Li's conceptualization of conflict was essential because the interests and worldviews about nature and conservation of the people and institutions involved in the Cucapás' rights fight affect and are affected by power, narratives, negotiations, and events driven by different actors. The complicated relationships between actors also shaped the land defense practices. Fabiana Li's conflict and equivalences concepts helped me see the conflict between the Cucapá and the Mexican government from a new perspective. Actors define and redefine their alliances and reconceptualize their understanding of the conflict leaving behind the dichotomy of "them versus us" that allowed me to identify a complicated dynamic that is not visible to the naked eye. 
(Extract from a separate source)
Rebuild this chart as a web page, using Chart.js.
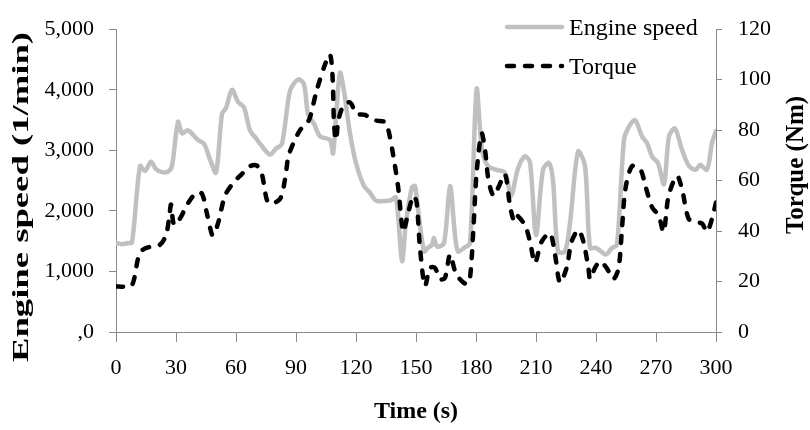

Rivera's decolonization concept helped me understand that Mexico's conservation practices did not consider the cultural specificities of the Cucapá people and their collective rights as indigenous people. Restricted conservation zones (no-take zones) are just another type of colonial intervention premised on separating Indigenous communities from their natural environments. The Mexican government has violated the Cucapás' right to access their territory and resources, subduing their ethnicity and livelihoods. Conservation and extractive practices disenfranchise Indigenous people in socio-economic dimensions that we are still learning to understand (Rodríguez Goyes et al., 2019).   

I believe the Cucapás would agree with Rivera's thought about creating a new project that reflects new ways of knowing, practices, definitions of well-being, and development. That's what she calls Chi'ixi, the possibility of a profound cultural reform in our society.